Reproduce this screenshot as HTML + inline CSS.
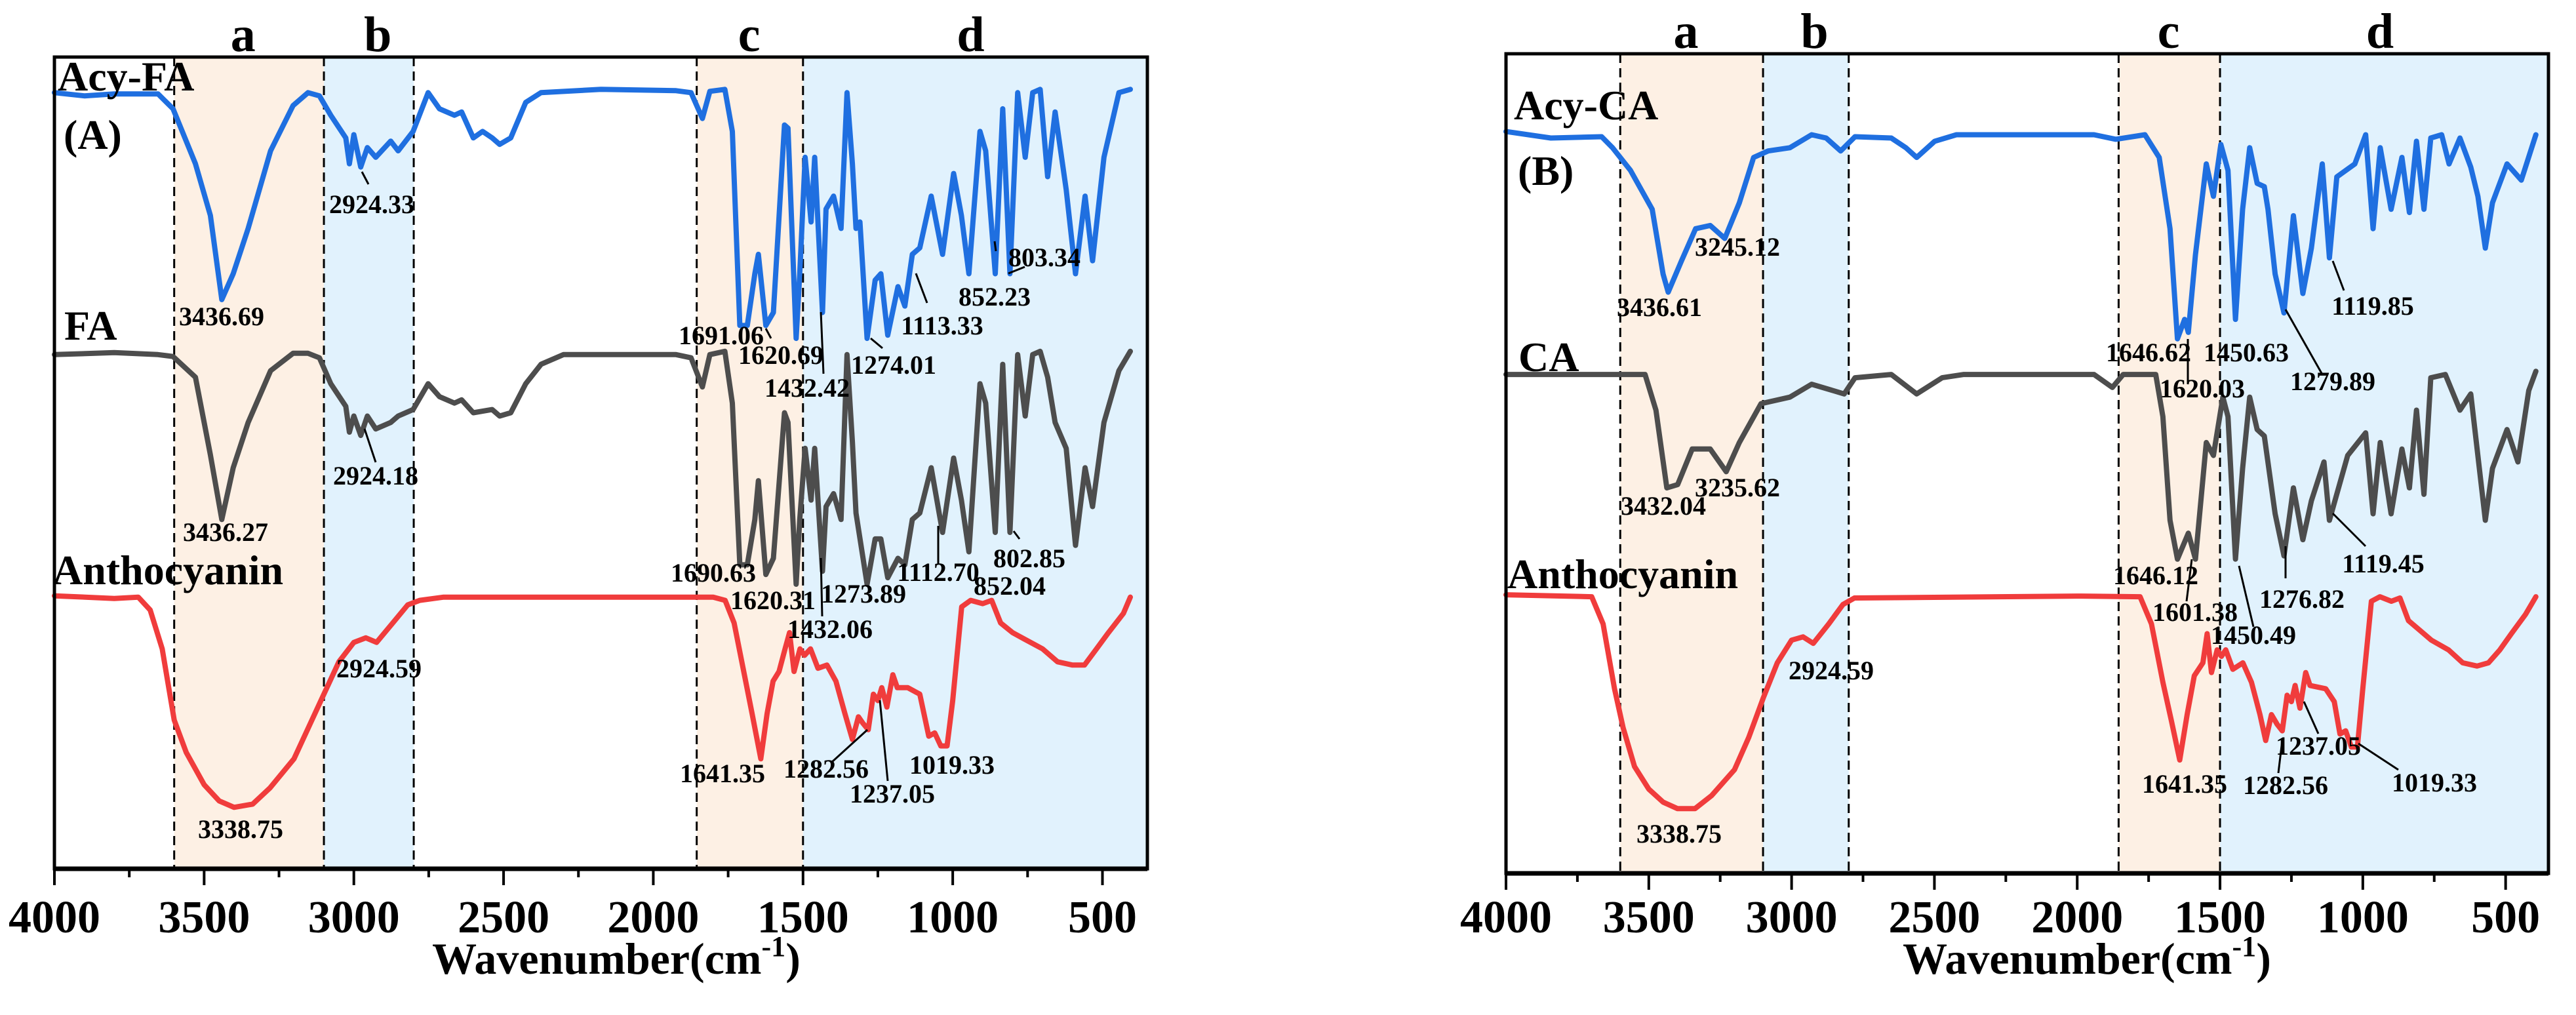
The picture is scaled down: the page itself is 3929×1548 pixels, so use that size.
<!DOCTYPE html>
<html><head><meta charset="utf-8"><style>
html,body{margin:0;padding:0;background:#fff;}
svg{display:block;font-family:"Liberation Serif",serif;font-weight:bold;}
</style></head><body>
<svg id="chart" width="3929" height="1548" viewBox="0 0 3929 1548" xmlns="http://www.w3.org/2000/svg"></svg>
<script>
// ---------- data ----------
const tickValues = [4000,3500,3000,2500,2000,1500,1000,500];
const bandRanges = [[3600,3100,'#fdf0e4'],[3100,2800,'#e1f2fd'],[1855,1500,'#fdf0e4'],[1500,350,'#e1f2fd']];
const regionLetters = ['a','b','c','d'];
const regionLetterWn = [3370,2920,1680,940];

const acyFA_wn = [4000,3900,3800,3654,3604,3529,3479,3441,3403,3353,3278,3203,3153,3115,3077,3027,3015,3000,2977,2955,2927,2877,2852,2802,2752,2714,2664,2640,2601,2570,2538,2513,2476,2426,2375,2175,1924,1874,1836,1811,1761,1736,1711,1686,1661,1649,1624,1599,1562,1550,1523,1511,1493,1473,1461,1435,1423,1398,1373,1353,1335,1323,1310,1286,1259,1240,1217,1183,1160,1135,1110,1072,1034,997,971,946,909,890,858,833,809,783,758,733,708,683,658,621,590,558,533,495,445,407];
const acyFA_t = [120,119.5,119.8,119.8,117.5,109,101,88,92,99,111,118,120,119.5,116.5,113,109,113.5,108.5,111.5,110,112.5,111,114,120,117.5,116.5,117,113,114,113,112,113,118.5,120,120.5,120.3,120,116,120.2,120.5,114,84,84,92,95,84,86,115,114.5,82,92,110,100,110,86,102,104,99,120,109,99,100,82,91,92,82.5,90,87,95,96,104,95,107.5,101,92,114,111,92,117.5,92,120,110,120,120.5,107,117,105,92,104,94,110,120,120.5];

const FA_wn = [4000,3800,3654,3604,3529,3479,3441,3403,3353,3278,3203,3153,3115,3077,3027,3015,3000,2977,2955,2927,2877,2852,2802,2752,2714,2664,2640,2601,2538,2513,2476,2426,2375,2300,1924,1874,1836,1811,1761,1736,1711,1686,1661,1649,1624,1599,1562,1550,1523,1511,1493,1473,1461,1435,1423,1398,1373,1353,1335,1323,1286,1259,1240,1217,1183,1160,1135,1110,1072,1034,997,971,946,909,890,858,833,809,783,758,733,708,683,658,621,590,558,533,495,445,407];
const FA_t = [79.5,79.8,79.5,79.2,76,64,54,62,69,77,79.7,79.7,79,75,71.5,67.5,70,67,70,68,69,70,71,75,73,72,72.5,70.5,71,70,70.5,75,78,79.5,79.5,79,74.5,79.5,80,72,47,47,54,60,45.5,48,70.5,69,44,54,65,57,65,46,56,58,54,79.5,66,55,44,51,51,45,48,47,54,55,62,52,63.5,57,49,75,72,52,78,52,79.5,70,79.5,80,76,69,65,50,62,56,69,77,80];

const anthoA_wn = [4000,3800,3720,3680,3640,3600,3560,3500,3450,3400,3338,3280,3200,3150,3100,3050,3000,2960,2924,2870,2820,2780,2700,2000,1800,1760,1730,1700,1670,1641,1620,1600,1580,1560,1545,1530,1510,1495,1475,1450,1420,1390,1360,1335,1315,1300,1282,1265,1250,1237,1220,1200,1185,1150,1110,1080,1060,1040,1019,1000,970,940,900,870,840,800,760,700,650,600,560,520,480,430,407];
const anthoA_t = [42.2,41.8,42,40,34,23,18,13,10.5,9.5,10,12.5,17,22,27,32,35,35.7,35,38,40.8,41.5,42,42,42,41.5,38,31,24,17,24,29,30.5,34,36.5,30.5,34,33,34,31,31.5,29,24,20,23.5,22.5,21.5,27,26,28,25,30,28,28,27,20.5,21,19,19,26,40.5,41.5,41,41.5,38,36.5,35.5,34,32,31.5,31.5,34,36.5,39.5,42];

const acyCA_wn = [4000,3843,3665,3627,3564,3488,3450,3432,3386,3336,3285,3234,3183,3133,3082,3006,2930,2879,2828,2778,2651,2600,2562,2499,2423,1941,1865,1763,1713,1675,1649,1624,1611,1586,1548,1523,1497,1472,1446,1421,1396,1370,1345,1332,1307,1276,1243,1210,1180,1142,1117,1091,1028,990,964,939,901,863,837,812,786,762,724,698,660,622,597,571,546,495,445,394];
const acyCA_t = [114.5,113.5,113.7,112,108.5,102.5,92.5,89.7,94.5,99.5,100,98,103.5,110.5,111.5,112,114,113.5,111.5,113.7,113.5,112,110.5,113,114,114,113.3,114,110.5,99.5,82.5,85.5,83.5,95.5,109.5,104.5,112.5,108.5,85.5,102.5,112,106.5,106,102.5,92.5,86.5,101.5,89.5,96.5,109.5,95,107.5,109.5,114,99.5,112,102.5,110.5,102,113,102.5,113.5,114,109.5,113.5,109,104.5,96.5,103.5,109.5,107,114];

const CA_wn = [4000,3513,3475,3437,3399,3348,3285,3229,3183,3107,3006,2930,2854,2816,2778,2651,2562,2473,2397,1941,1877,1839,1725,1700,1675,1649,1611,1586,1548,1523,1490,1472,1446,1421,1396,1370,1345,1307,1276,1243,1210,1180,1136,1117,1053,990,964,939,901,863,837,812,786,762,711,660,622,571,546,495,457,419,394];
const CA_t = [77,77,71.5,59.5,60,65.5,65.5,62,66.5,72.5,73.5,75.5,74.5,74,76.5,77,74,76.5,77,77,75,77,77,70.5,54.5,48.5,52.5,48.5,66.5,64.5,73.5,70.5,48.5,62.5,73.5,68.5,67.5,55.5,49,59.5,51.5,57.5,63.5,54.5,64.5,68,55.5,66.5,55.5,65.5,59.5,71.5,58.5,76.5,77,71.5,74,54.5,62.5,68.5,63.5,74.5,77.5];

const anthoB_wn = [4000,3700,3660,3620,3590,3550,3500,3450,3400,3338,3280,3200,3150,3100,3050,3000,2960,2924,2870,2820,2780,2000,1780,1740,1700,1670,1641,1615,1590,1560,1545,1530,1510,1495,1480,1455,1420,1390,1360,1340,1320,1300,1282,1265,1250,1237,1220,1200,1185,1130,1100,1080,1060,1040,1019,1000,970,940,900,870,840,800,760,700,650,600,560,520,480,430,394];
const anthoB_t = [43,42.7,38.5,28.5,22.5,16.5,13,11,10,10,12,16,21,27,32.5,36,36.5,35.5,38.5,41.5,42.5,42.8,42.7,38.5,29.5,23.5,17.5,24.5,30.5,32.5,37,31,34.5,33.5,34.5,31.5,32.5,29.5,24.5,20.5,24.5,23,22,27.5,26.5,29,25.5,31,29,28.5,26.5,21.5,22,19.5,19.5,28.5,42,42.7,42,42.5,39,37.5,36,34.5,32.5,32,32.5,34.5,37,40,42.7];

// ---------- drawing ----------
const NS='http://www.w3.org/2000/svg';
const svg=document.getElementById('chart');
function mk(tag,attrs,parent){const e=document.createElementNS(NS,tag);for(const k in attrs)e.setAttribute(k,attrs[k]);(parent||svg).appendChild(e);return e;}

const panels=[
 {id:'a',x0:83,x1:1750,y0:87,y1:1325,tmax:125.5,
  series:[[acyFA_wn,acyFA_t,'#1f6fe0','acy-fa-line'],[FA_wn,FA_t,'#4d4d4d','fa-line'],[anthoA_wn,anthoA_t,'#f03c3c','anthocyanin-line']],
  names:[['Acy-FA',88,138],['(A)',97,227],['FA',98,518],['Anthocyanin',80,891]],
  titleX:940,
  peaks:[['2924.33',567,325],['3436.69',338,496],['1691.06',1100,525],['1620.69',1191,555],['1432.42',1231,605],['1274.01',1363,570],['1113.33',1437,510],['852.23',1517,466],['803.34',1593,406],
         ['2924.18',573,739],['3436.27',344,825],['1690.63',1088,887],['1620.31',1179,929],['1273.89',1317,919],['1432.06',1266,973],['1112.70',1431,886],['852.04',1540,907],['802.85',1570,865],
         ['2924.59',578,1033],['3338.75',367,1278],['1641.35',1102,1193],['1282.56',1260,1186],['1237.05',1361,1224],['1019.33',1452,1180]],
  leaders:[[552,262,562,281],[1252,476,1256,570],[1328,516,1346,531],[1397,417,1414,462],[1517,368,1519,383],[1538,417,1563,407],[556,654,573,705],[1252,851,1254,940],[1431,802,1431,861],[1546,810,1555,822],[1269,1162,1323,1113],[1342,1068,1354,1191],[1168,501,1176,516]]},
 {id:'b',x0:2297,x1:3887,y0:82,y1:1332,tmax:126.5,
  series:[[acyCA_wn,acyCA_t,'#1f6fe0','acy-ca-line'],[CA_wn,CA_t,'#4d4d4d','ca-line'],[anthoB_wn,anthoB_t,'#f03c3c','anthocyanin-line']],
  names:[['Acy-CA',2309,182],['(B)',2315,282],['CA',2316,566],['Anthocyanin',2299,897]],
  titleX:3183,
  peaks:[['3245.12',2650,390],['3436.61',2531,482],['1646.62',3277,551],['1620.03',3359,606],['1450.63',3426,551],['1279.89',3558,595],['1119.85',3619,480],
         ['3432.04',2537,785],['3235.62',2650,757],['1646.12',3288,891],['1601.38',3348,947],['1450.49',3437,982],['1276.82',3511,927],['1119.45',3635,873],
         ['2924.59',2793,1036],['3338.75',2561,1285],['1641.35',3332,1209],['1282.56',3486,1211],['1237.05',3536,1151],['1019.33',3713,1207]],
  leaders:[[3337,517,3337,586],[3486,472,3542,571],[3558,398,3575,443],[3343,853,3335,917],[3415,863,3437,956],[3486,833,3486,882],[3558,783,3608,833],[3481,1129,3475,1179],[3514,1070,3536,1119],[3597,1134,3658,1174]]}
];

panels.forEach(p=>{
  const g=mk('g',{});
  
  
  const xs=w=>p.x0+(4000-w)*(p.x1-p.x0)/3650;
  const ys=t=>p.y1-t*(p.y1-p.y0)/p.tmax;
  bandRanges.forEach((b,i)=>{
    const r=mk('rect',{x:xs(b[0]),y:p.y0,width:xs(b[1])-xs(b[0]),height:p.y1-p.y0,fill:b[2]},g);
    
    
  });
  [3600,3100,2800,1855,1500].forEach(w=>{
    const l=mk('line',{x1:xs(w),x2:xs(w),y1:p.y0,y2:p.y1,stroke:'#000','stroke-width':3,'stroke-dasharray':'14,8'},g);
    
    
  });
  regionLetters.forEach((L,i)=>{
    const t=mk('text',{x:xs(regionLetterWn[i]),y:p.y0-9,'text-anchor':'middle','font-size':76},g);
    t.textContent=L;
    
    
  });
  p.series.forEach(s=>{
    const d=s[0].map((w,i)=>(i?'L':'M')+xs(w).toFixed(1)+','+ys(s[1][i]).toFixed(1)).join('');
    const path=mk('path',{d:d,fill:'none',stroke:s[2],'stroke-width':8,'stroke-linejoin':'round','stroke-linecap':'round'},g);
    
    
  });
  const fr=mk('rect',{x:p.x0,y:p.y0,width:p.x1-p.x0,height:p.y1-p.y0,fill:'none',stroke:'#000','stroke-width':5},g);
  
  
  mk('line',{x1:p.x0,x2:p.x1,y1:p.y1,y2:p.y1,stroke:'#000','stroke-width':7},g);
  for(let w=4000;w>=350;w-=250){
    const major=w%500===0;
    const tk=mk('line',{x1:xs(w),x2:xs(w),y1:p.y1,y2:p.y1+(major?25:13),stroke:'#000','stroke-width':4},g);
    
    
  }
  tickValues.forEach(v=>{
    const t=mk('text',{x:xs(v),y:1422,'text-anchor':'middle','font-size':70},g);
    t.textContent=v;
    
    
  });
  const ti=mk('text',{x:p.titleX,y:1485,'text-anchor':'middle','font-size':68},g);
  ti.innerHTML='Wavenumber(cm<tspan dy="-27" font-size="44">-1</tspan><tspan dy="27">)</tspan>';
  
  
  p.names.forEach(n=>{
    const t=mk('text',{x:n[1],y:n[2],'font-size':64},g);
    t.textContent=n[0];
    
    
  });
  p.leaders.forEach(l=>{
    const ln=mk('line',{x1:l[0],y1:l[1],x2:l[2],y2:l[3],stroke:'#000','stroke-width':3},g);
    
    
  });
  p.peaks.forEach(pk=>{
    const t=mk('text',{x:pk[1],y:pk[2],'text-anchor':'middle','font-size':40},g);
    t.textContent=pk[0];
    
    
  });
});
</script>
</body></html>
=-=-=-=-=
Your instructions: Restate the material word for word from its first line through the line containing "const regionLetterWn = [3370,2920,1680,940];", both included; the pictures do not belong in it.

Answer for the task:
Reproduce this screenshot as HTML + inline CSS.
The picture is scaled down: the page itself is 3929×1548 pixels, so use that size.
<!DOCTYPE html>
<html><head><meta charset="utf-8"><style>
html,body{margin:0;padding:0;background:#fff;}
svg{display:block;font-family:"Liberation Serif",serif;font-weight:bold;}
</style></head><body>
<svg id="chart" width="3929" height="1548" viewBox="0 0 3929 1548" xmlns="http://www.w3.org/2000/svg"></svg>
<script>
// ---------- data ----------
const tickValues = [4000,3500,3000,2500,2000,1500,1000,500];
const bandRanges = [[3600,3100,'#fdf0e4'],[3100,2800,'#e1f2fd'],[1855,1500,'#fdf0e4'],[1500,350,'#e1f2fd']];
const regionLetters = ['a','b','c','d'];
const regionLetterWn = [3370,2920,1680,940];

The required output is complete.